ARQUIVO ABERTO
O balconista
Rio, 1998
Entrei em 1998, ano da transição do VHS para o DVD, portanto o aviso para rebobinar a fita ainda pairava sobre a minha cabeça em um cartaz na parede, como um mandamento solene.
Já estava velho para a função ("contingências do mercado de trabalho" era a desculpa que usava com a minha mãe), então gostava de fingir que estava lá pela oportunidade de estudar a plateia dos filmes que faria no futuro.
Não era uma mentira completa; na verdade poderia prestar consultoria para produtores de cinema sobre o que nossos espectadores querem ver na tela. Ou seja, nada de preto e branco, pouca conversa ("filme desse Woody Allen só tem gente falando") e é bom maneirar no experimentalismo: o mantra do público médio de locadora é "queria um filme leve, hoje não estou a fim de pensar".
E pornografia, por exemplo. Pessoas de vários estratos sociais pegavam filmes de sacanagem, mas percebi um estranho padrão entre os porteiros da área: só alugavam pornôs brasileiros. Perguntei o porquê e disseram que preferiam as mulheres gemendo em português; aparentemente existe diferença entre o "yes" e o "sim" na hora de fantasiar.

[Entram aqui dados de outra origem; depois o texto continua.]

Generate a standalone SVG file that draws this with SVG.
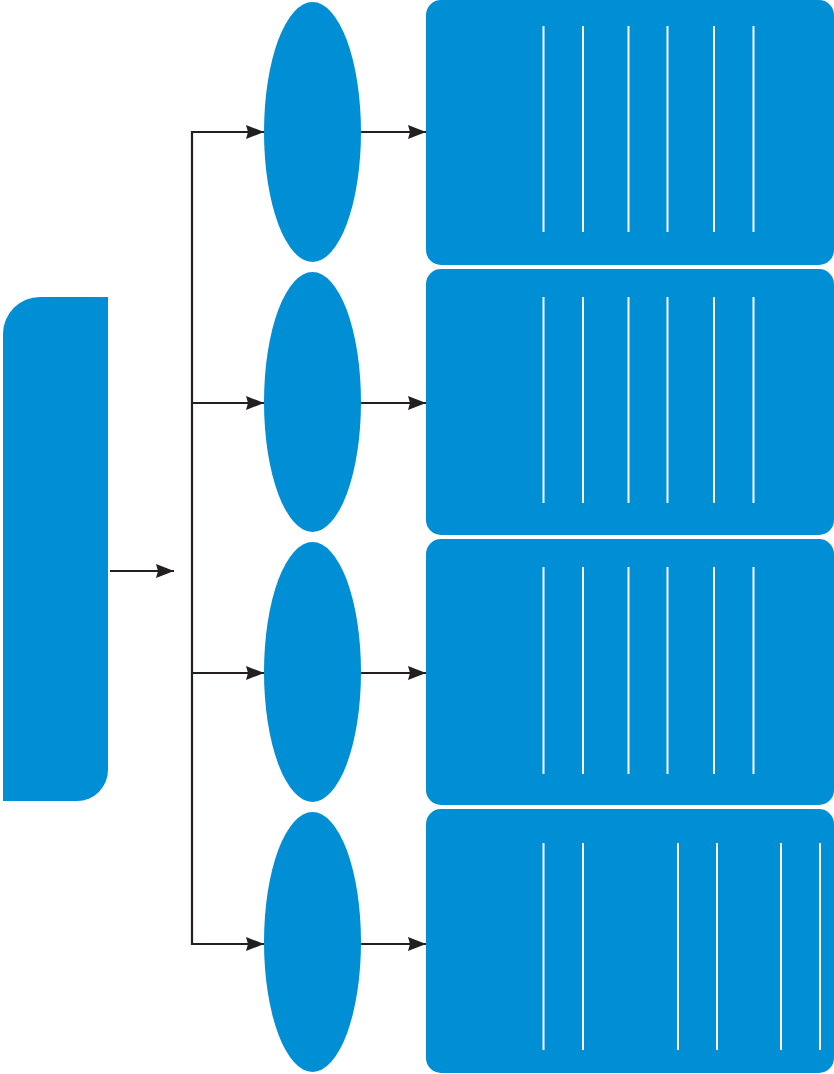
<svg xmlns="http://www.w3.org/2000/svg" width="834" height="1074" viewBox="0 0 834 1074">
<style>
.b{fill:#008fd5;}
.c{fill:none;stroke:#231f20;stroke-width:2.2;}
.a{marker-end:url(#ah);}
.w{stroke:#ffffff;stroke-width:2;}
</style>
<defs>
<marker id="ah" markerUnits="userSpaceOnUse" markerWidth="22" markerHeight="18" viewBox="-20 -9 22 18" refX="0" refY="0" orient="auto">
<path d="M0,0 L-18,-7 L-16,0 L-18,7 Z" fill="#231f20"/>
</marker>
</defs>
<rect width="834" height="1074" fill="#ffffff"/>
<g id="source">
<path class="b" d="M3,334 A37,37 0 0 1 40,297 H108 V770 A31,31 0 0 1 77,801 H3 Z"/>
</g>
<g id="e1"><ellipse class="b" cx="312.5" cy="132" rx="48.5" ry="130"/></g>
<g id="e2"><ellipse class="b" cx="312.5" cy="402" rx="48.5" ry="130"/></g>
<g id="e3"><ellipse class="b" cx="312.5" cy="672" rx="48.5" ry="130"/></g>
<g id="e4"><ellipse class="b" cx="312.5" cy="942" rx="48.5" ry="130"/></g>
<g id="r1">
<rect class="b" x="426" y="0" width="408" height="265" rx="15"/>
<g class="w"><line x1="543.5" y1="26" x2="543.5" y2="232"/><line x1="583" y1="26" x2="583" y2="232"/><line x1="628.5" y1="26" x2="628.5" y2="232"/><line x1="667.5" y1="26" x2="667.5" y2="232"/><line x1="714" y1="26" x2="714" y2="232"/><line x1="753.5" y1="26" x2="753.5" y2="232"/></g>
</g>
<g id="r2">
<rect class="b" x="426" y="269" width="408" height="266" rx="15"/>
<g class="w"><line x1="543.5" y1="297" x2="543.5" y2="503"/><line x1="583" y1="297" x2="583" y2="503"/><line x1="628.5" y1="297" x2="628.5" y2="503"/><line x1="667.5" y1="297" x2="667.5" y2="503"/><line x1="714" y1="297" x2="714" y2="503"/><line x1="753.5" y1="297" x2="753.5" y2="503"/></g>
</g>
<g id="r3">
<rect class="b" x="426" y="539" width="408" height="266" rx="15"/>
<g class="w"><line x1="543.5" y1="567" x2="543.5" y2="774"/><line x1="583" y1="567" x2="583" y2="774"/><line x1="628.5" y1="567" x2="628.5" y2="774"/><line x1="667.5" y1="567" x2="667.5" y2="774"/><line x1="714" y1="567" x2="714" y2="774"/><line x1="753.5" y1="567" x2="753.5" y2="774"/></g>
</g>
<g id="r4">
<rect class="b" x="426" y="809" width="408" height="264" rx="15"/>
<g class="w"><line x1="543.5" y1="843" x2="543.5" y2="1050"/><line x1="583" y1="843" x2="583" y2="1050"/><line x1="678" y1="843" x2="678" y2="1050"/><line x1="717" y1="843" x2="717" y2="1050"/><line x1="781" y1="843" x2="781" y2="1050"/><line x1="820" y1="843" x2="820" y2="1050"/></g>
</g>
<g id="connectors">
<line class="c a" x1="110" y1="571" x2="174" y2="571"/>
<path class="c" d="M250,132 H192 V944 H250"/>
<line class="c a" x1="192" y1="132" x2="264" y2="132"/>
<line class="c a" x1="192" y1="403" x2="264" y2="403"/>
<line class="c a" x1="192" y1="673" x2="264" y2="673"/>
<line class="c a" x1="192" y1="944" x2="264" y2="944"/>
<line class="c a" x1="361" y1="132" x2="426" y2="132"/>
<line class="c a" x1="361" y1="403" x2="426" y2="403"/>
<line class="c a" x1="361" y1="673" x2="426" y2="673"/>
<line class="c a" x1="361" y1="944" x2="426" y2="944"/>
</g>
</svg>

Mas não usei minhas horas de trabalho só para praticar pesquisa de mercado. Guardei muitas histórias bacanas, embora na maior parte das vezes estivesse cercado por pessoas apressadas e sem muita familiaridade com o conceito de fila. Na época, queria matar o autor da frase "o cliente sempre tem razão". Meu herói era Randal Graves, o personagem de Jeff Anderson em "O Balconista", filme do Kevin Smith de 1994, que tratava mal todos que tivessem o azar de entrar no seu estabelecimento.
Já tive que ajudar a separar uma briga de socos entre um cliente e um entregador (o entregador tinha razão, viu o que disse sobre a tal frase?), precisei empatar um casal que se trancou no banheiro e fui descontado na minha primeira semana porque um cara se associou com uma identidade falsa e levou oito lançamentos. Ok, essa não foi uma história bacana.
Alguns sócios da locadora eram umas figuras, como o cardíaco que ligava pedindo sempre pornôs e cigarros malocados no saco de entregas. Volta e meia uma ambulância parava em frente ao seu prédio. Tinha também a mulher chata de uma figura importante da MPB; quando ela finalmente brigou com o dono e pediu para se desassociar, demos uma festa para rasgar sua ficha.
A locadora ficava no Jardim Botânico, no meio da fina flor da burguesia carioca, o que foi mais uma lição sobre o "ethos" das nossas elites: era uma choradeira para pagar qualquer dívida, mínima que fosse. Uma cineasta (vou manter seu anonimato, ao qual aliás está acostumada) discutiu comigo por coisa de centavos em balas de menta, alegando achar que eram cortesia. Por mim até seriam, não fossem os balconistas também responsáveis pela "bombonière" e pelo fechamento do caixa, nos obrigando ao trabalho de corno de contar chiclete por chiclete e comparar o resultado com o montante na registradora -com desconto no salário quando os valores não batiam.
Enfim, tempo bom que não volta mais, graças a Deus.
Queria dedicar esse texto ao saudoso Marcão (que nos deixou em 2011), meu colega de balcão e rubro-negro como eu, e ao cliente vascaíno que torrava tanto o nosso saco que nos fez bater o camelódromo do Saara um dia inteiro até conseguirmos duas camisas do Real Madrid para recebê-lo no dia da derrota na final do mundial de clubes. O cara nunca mais voltou.